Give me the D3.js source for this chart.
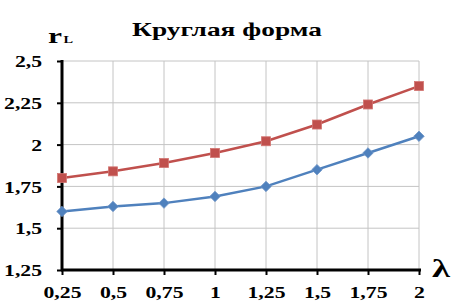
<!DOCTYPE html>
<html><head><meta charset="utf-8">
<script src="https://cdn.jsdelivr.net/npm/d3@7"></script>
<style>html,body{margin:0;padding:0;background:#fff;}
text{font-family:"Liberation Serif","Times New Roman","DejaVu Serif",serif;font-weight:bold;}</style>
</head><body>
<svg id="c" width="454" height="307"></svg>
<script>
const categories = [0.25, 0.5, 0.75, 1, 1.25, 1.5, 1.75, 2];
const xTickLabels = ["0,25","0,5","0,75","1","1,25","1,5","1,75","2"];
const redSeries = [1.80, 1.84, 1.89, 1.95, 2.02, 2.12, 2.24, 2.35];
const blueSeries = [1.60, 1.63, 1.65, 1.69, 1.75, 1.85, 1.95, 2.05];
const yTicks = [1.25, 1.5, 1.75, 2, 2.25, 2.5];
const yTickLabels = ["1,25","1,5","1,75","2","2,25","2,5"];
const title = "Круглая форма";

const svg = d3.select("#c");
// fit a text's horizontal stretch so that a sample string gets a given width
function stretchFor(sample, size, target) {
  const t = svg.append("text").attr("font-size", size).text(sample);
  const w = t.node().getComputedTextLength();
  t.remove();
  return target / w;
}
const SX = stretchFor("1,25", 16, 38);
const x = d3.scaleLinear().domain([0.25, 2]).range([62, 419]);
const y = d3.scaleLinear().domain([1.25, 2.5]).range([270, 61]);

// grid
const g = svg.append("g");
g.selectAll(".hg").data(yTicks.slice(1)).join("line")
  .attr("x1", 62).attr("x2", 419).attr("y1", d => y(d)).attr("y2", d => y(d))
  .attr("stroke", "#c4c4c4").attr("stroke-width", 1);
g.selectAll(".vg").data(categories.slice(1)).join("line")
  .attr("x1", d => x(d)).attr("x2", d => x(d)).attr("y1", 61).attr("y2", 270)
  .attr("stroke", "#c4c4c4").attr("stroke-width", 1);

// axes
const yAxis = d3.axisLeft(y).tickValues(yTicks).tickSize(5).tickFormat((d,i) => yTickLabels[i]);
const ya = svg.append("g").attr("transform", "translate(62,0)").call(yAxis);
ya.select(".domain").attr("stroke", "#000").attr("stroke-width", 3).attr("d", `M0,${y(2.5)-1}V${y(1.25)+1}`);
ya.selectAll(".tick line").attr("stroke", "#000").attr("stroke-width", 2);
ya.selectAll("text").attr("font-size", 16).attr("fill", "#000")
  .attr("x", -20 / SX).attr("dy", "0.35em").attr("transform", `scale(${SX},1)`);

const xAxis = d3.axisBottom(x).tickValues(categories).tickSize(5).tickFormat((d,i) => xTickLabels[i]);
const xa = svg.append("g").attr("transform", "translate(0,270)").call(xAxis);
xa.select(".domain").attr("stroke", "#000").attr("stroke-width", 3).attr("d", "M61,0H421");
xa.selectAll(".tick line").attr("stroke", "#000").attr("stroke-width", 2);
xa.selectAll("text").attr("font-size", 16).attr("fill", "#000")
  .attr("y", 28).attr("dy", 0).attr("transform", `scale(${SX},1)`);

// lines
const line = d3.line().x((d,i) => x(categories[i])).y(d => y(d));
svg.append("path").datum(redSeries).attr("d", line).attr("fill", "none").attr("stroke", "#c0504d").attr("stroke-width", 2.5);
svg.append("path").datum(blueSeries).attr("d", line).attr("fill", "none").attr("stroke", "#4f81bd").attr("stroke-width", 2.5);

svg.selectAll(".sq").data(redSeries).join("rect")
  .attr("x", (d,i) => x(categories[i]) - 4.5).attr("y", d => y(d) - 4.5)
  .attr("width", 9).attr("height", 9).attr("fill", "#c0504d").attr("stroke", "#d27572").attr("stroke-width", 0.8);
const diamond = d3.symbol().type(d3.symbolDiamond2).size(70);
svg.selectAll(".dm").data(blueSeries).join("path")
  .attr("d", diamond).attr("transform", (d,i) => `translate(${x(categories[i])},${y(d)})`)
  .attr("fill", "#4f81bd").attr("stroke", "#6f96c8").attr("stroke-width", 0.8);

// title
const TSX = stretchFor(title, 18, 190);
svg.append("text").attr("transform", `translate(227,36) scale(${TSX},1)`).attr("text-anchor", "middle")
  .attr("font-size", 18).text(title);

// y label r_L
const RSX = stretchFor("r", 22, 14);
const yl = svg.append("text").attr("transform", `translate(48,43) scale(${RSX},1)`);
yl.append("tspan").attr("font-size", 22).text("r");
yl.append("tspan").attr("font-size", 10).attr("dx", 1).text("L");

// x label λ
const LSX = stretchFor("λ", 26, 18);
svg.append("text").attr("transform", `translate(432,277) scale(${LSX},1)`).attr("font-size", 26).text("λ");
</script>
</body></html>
....
[What to do] Print out the material word for word, omitting the pictures.

[Correct response]
Give me the D3.js source for this chart.
<!DOCTYPE html>
<html><head><meta charset="utf-8">
<script src="https://cdn.jsdelivr.net/npm/d3@7"></script>
<style>html,body{margin:0;padding:0;background:#fff;}
text{font-family:"Liberation Serif","Times New Roman","DejaVu Serif",serif;font-weight:bold;}</style>
</head><body>
<svg id="c" width="454" height="307"></svg>
<script>
const categories = [0.25, 0.5, 0.75, 1, 1.25, 1.5, 1.75, 2];
const xTickLabels = ["0,25","0,5","0,75","1","1,25","1,5","1,75","2"];
const redSeries = [1.80, 1.84, 1.89, 1.95, 2.02, 2.12, 2.24, 2.35];
const blueSeries = [1.60, 1.63, 1.65, 1.69, 1.75, 1.85, 1.95, 2.05];
const yTicks = [1.25, 1.5, 1.75, 2, 2.25, 2.5];
const yTickLabels = ["1,25","1,5","1,75","2","2,25","2,5"];
const title = "Круглая форма";

const svg = d3.select("#c");
// fit a text's horizontal stretch so that a sample string gets a given width
function stretchFor(sample, size, target) {
  const t = svg.append("text").attr("font-size", size).text(sample);
  const w = t.node().getComputedTextLength();
  t.remove();
  return target / w;
}
const SX = stretchFor("1,25", 16, 38);
const x = d3.scaleLinear().domain([0.25, 2]).range([62, 419]);
const y = d3.scaleLinear().domain([1.25, 2.5]).range([270, 61]);

// grid
const g = svg.append("g");
g.selectAll(".hg").data(yTicks.slice(1)).join("line")
  .attr("x1", 62).attr("x2", 419).attr("y1", d => y(d)).attr("y2", d => y(d))
  .attr("stroke", "#c4c4c4").attr("stroke-width", 1);
g.selectAll(".vg").data(categories.slice(1)).join("line")
  .attr("x1", d => x(d)).attr("x2", d => x(d)).attr("y1", 61).attr("y2", 270)
  .attr("stroke", "#c4c4c4").attr("stroke-width", 1);

// axes
const yAxis = d3.axisLeft(y).tickValues(yTicks).tickSize(5).tickFormat((d,i) => yTickLabels[i]);
const ya = svg.append("g").attr("transform", "translate(62,0)").call(yAxis);
ya.select(".domain").attr("stroke", "#000").attr("stroke-width", 3).attr("d", `M0,${y(2.5)-1}V${y(1.25)+1}`);
ya.selectAll(".tick line").attr("stroke", "#000").attr("stroke-width", 2);
ya.selectAll("text").attr("font-size", 16).attr("fill", "#000")
  .attr("x", -20 / SX).attr("dy", "0.35em").attr("transform", `scale(${SX},1)`);

const xAxis = d3.axisBottom(x).tickValues(categories).tickSize(5).tickFormat((d,i) => xTickLabels[i]);
const xa = svg.append("g").attr("transform", "translate(0,270)").call(xAxis);
xa.select(".domain").attr("stroke", "#000").attr("stroke-width", 3).attr("d", "M61,0H421");
xa.selectAll(".tick line").attr("stroke", "#000").attr("stroke-width", 2);
xa.selectAll("text").attr("font-size", 16).attr("fill", "#000")
  .attr("y", 28).attr("dy", 0).attr("transform", `scale(${SX},1)`);

// lines
const line = d3.line().x((d,i) => x(categories[i])).y(d => y(d));
svg.append("path").datum(redSeries).attr("d", line).attr("fill", "none").attr("stroke", "#c0504d").attr("stroke-width", 2.5);
svg.append("path").datum(blueSeries).attr("d", line).attr("fill", "none").attr("stroke", "#4f81bd").attr("stroke-width", 2.5);

svg.selectAll(".sq").data(redSeries).join("rect")
  .attr("x", (d,i) => x(categories[i]) - 4.5).attr("y", d => y(d) - 4.5)
  .attr("width", 9).attr("height", 9).attr("fill", "#c0504d").attr("stroke", "#d27572").attr("stroke-width", 0.8);
const diamond = d3.symbol().type(d3.symbolDiamond2).size(70);
svg.selectAll(".dm").data(blueSeries).join("path")
  .attr("d", diamond).attr("transform", (d,i) => `translate(${x(categories[i])},${y(d)})`)
  .attr("fill", "#4f81bd").attr("stroke", "#6f96c8").attr("stroke-width", 0.8);

// title
const TSX = stretchFor(title, 18, 190);
svg.append("text").attr("transform", `translate(227,36) scale(${TSX},1)`).attr("text-anchor", "middle")
  .attr("font-size", 18).text(title);

// y label r_L
const RSX = stretchFor("r", 22, 14);
const yl = svg.append("text").attr("transform", `translate(48,43) scale(${RSX},1)`);
yl.append("tspan").attr("font-size", 22).text("r");
yl.append("tspan").attr("font-size", 10).attr("dx", 1).text("L");

// x label λ
const LSX = stretchFor("λ", 26, 18);
svg.append("text").attr("transform", `translate(432,277) scale(${LSX},1)`).attr("font-size", 26).text("λ");
</script>
</body></html>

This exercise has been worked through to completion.